Many watching the premiere of Satisfaction (8.30pm, Wednesdays on Showcase), Foxtel’s high-concept drama set in an upmarket city brothel, would have got their money’s worth in the first five minutes. Full frontal nudity and a reasonably smashing s-x scene. God knows how many teenage nights I spent furtively watching whatever subtitled European talk-fest SBS was showing hoping for a tenth of that action.
But, while adolescent boys all over the nation were pinching Mum’s credit card details to add Foxtel’s new boutique drama channel Showcase to the monthly package, I was watching on, unswayed by the glamorous T&A on offer and looking for something more.
Did I find it? Sort of.
Satisfaction does some things very well. S-x is one of them. Not just s-x scenes, though they are terrifically handled. But Satisfaction’s greatest achievement is to chart so richly, even this early in the season, the many different ways the women and their clients use s-x. For comfort, for friendship, to feel power, to have power taken away, as a weapon, and, most rarely of all, for love.
One of my favourite moments of the first couple of episodes was a young client who simply wanted to touch Alison Whyte’s character because his mother had just died and he wanted to feel close to her. It was the sort of moment that could have come out horribly creepy, but it was handled so artfully that it was genuinely, and surprisingly, sweet.
Moments like that one generally fill me with such joy and love for the magic of storytelling that I will keep watching a show for weeks in the hope that another like it will come along.

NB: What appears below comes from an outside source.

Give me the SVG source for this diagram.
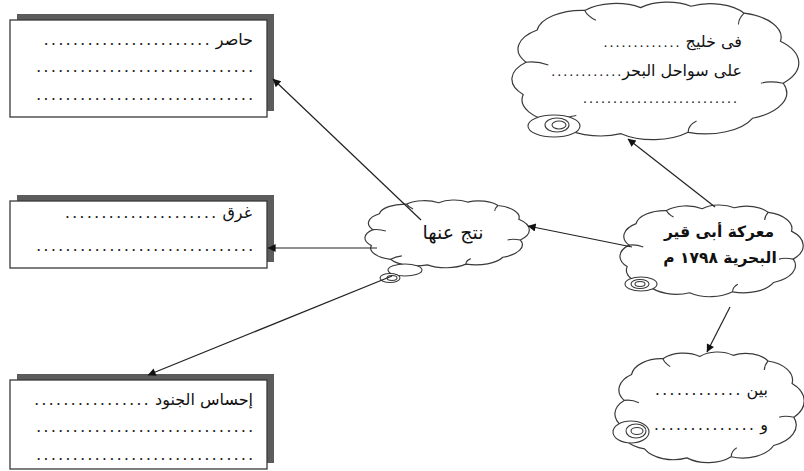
<svg xmlns="http://www.w3.org/2000/svg" width="804" height="471" viewBox="0 0 804 471">
<style>
.bg{fill:#fff}
.box{fill:#fff;stroke:#3a3a3a;stroke-width:1.3}
.shadow{fill:#5c5c5c}
.cloud{fill:#fff;stroke:#3a3a3a;stroke-width:1.2;vector-effect:non-scaling-stroke}
.hook{fill:none;stroke:#3a3a3a;stroke-width:1.1;vector-effect:non-scaling-stroke}
.tail{fill:#fff;stroke:#3a3a3a;stroke-width:1.1}
.t{font-family:"DejaVu Sans","Liberation Sans",sans-serif;font-size:16px;fill:#111}
.dt{font-family:"Liberation Mono",monospace;font-size:12.2px;font-weight:bold;fill:#222}
.dts{font-family:"Liberation Mono",monospace;font-size:10px;font-weight:bold;fill:#222}
.b{font-weight:bold;font-size:15.5px}
.big{font-size:19px}
.conn line{stroke:#222;stroke-width:1.2;marker-end:url(#ah)}
</style>
<defs>
<marker id="ah" viewBox="0 0 10 10" refX="9.5" refY="5" markerWidth="10" markerHeight="8" markerUnits="userSpaceOnUse" orient="auto">
<path d="M0,0 L10,5 L0,10 z" fill="#111"/>
</marker>
</defs>
<rect class="bg" x="0" y="0" width="804" height="471"/>

<g id="box-hasir">
<rect class="shadow" x="17" y="14" width="257" height="97"/>
<rect class="box" x="10" y="20" width="257" height="97"/>
<text class="t" x="253" y="45" direction="rtl" text-anchor="start">حاصر <tspan class="dt">.......................</tspan></text>
<text class="dt" x="35" y="72">..............................</text>
<text class="dt" x="35" y="100">..............................</text>
</g>

<g id="box-gharaq">
<rect class="shadow" x="17" y="195" width="257" height="67"/>
<rect class="box" x="10" y="201" width="257" height="67"/>
<text class="t" x="252" y="218" direction="rtl" text-anchor="start">غرق <tspan class="dt">.....................</tspan></text>
<text class="dt" x="35" y="251">..............................</text>
</g>

<g id="box-ihsas">
<rect class="shadow" x="17" y="374" width="257" height="89"/>
<rect class="box" x="10" y="380" width="257" height="89"/>
<text class="t" x="253" y="405" direction="rtl" text-anchor="start">إحساس الجنود <tspan class="dt">................</tspan></text>
<text class="dt" x="35" y="432">..............................</text>
<text class="dt" x="35" y="460">..............................</text>
</g>

<g id="cloud-top">
<g transform="translate(514.8,-0.8) scale(2.796,1.401)">
<path class="cloud" d="M4,45 A16.9,16.9 0 0 1 8,22 A16.2,16.2 0 0 1 25,8 A14.9,14.9 0 0 1 45,6 A13.5,13.5 0 0 1 63,5 A14.2,14.2 0 0 1 82,10 A17.6,17.6 0 0 1 95,30 A21.6,21.6 0 0 1 96,60 A19.6,19.6 0 0 1 85,85 A18.2,18.2 0 0 1 62,95 A17.6,17.6 0 0 1 38,96 A17.6,17.6 0 0 1 15,88 A16.9,16.9 0 0 1 3,68 A16.9,16.9 0 0 1 4,45 Z"/>
<path class="hook" d="M4,45 Q8,44 12,47 M25,8 Q26,12 29,15 M82,10 Q80,14 80,18 M96,60 Q91,58 88,60 M62,95 Q62,90 65,87 M15,88 Q18,84 22,83"/>
</g>
<ellipse class="tail" cx="554" cy="126" rx="26" ry="11"/>
<ellipse class="tail" cx="557" cy="125" rx="12" ry="7"/>
<ellipse class="tail" cx="559" cy="125" rx="7" ry="4"/>
<text class="t" x="742" y="47" direction="rtl" text-anchor="start">فى خليج <tspan class="dts">.............</tspan></text>
<text class="t" x="742" y="76" direction="rtl" text-anchor="start">على سواحل البحر<tspan class="dts">............</tspan></text>
<text class="dts" x="738" y="103" text-anchor="end">..........................</text>
</g>

<g id="cloud-center">
<g transform="translate(366.6,198.6) scale(1.602,0.690)">
<path class="cloud" d="M4,45 A16.9,16.9 0 0 1 8,22 A16.2,16.2 0 0 1 25,8 A14.9,14.9 0 0 1 45,6 A13.5,13.5 0 0 1 63,5 A14.2,14.2 0 0 1 82,10 A17.6,17.6 0 0 1 95,30 A21.6,21.6 0 0 1 96,60 A19.6,19.6 0 0 1 85,85 A18.2,18.2 0 0 1 62,95 A17.6,17.6 0 0 1 38,96 A17.6,17.6 0 0 1 15,88 A16.9,16.9 0 0 1 3,68 A16.9,16.9 0 0 1 4,45 Z"/>
<path class="hook" d="M4,45 Q8,44 12,47 M25,8 Q26,12 29,15 M82,10 Q80,14 80,18 M96,60 Q91,58 88,60 M62,95 Q62,90 65,87 M15,88 Q18,84 22,83"/>
</g>
<ellipse class="tail" cx="405" cy="270" rx="17" ry="6"/>
<ellipse class="tail" cx="390" cy="278" rx="10" ry="4.5"/>
<ellipse class="tail" cx="392" cy="278" rx="5" ry="2.5"/>
<text class="t big" x="453" y="239" direction="rtl" text-anchor="middle">نتج عنها</text>
</g>

<g id="cloud-main">
<g transform="translate(621.8,203.1) scale(1.786,0.934)">
<path class="cloud" d="M4,45 A16.9,16.9 0 0 1 8,22 A16.2,16.2 0 0 1 25,8 A14.9,14.9 0 0 1 45,6 A13.5,13.5 0 0 1 63,5 A14.2,14.2 0 0 1 82,10 A17.6,17.6 0 0 1 95,30 A21.6,21.6 0 0 1 96,60 A19.6,19.6 0 0 1 85,85 A18.2,18.2 0 0 1 62,95 A17.6,17.6 0 0 1 38,96 A17.6,17.6 0 0 1 15,88 A16.9,16.9 0 0 1 3,68 A16.9,16.9 0 0 1 4,45 Z"/>
<path class="hook" d="M4,45 Q8,44 12,47 M25,8 Q26,12 29,15 M82,10 Q80,14 80,18 M96,60 Q91,58 88,60 M62,95 Q62,90 65,87"/>
</g>
<ellipse class="tail" cx="641" cy="284" rx="16" ry="7"/>
<ellipse class="tail" cx="640" cy="284" rx="9" ry="4.5"/>
<ellipse class="tail" cx="640" cy="284" rx="5" ry="2.5"/>
<text class="t b" x="719" y="237" direction="rtl" text-anchor="middle">معركة أبى قير</text>
<text class="t b" x="720" y="263" direction="rtl" text-anchor="middle">البحرية ١٧٩٨ م</text>
</g>

<g id="cloud-bottom">
<g transform="translate(616.8,349.7) scale(1.845,1.127)">
<path class="cloud" d="M4,45 A16.9,16.9 0 0 1 8,22 A16.2,16.2 0 0 1 25,8 A14.9,14.9 0 0 1 45,6 A13.5,13.5 0 0 1 63,5 A14.2,14.2 0 0 1 82,10 A17.6,17.6 0 0 1 95,30 A21.6,21.6 0 0 1 96,60 A19.6,19.6 0 0 1 85,85 A18.2,18.2 0 0 1 62,95 A17.6,17.6 0 0 1 38,96 A17.6,17.6 0 0 1 15,88 A16.9,16.9 0 0 1 3,68 A16.9,16.9 0 0 1 4,45 Z"/>
<path class="hook" d="M4,45 Q8,44 12,47 M25,8 Q26,12 29,15 M82,10 Q80,14 80,18 M96,60 Q91,58 88,60 M62,95 Q62,90 65,87"/>
</g>
<ellipse class="tail" cx="631" cy="432" rx="18" ry="11"/>
<ellipse class="tail" cx="636" cy="431" rx="10" ry="7"/>
<ellipse class="tail" cx="637" cy="431" rx="6" ry="3.5"/>
<text class="t" x="768" y="395" direction="rtl" text-anchor="start">بين <tspan class="dt">............</tspan></text>
<text class="t" x="768" y="430" direction="rtl" text-anchor="start">و <tspan class="dt">..............</tspan></text>
</g>

<g id="connectors" class="conn">
<line x1="421" y1="220" x2="273" y2="79"/>
<line x1="377" y1="248" x2="268" y2="248"/>
<line x1="392" y1="276" x2="148" y2="375"/>
<line x1="632" y1="247" x2="528" y2="226"/>
<line x1="715" y1="207" x2="628" y2="139"/>
<line x1="730" y1="307" x2="707" y2="352"/>
</g>
</svg>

So far, Satisfaction is promising those rich emotional rewards. What it isn’t doing just yet is delivering them. At least not with the consistency it needs to.
Part of the problem is the way the show has been structured through its early episodes. The first four or so focus very much around a single character. It’s clear why the script team made this decision: it avoids the trap of trying to “establish” too many characters in the early eps, and in the process servicing none of them. And in that sense, it works. We gain a much deeper understanding of Chloe (Diana Glenn) and Mel (Madeleine West) as we spend most of the first two episodes with their respective stories.
What we lose is the feeling of an ensemble. At this stage, I don’t really feel like I know how the girls of 232 relate to each other, only how a couple of them relate to the rest of the world. It’s telling that I was more interested in the men in Chloe and Mel’s lives than I was in the other women at 232 – the characters who are supposed to be the core cast. Indeed, one of the pleasures of Satisfaction is watching the parade of character actors swan in, nude up, make an a-se of themselves and leave shamefaced.
But the girls are where the money is in Satisfaction. Let’s hope we see more of them.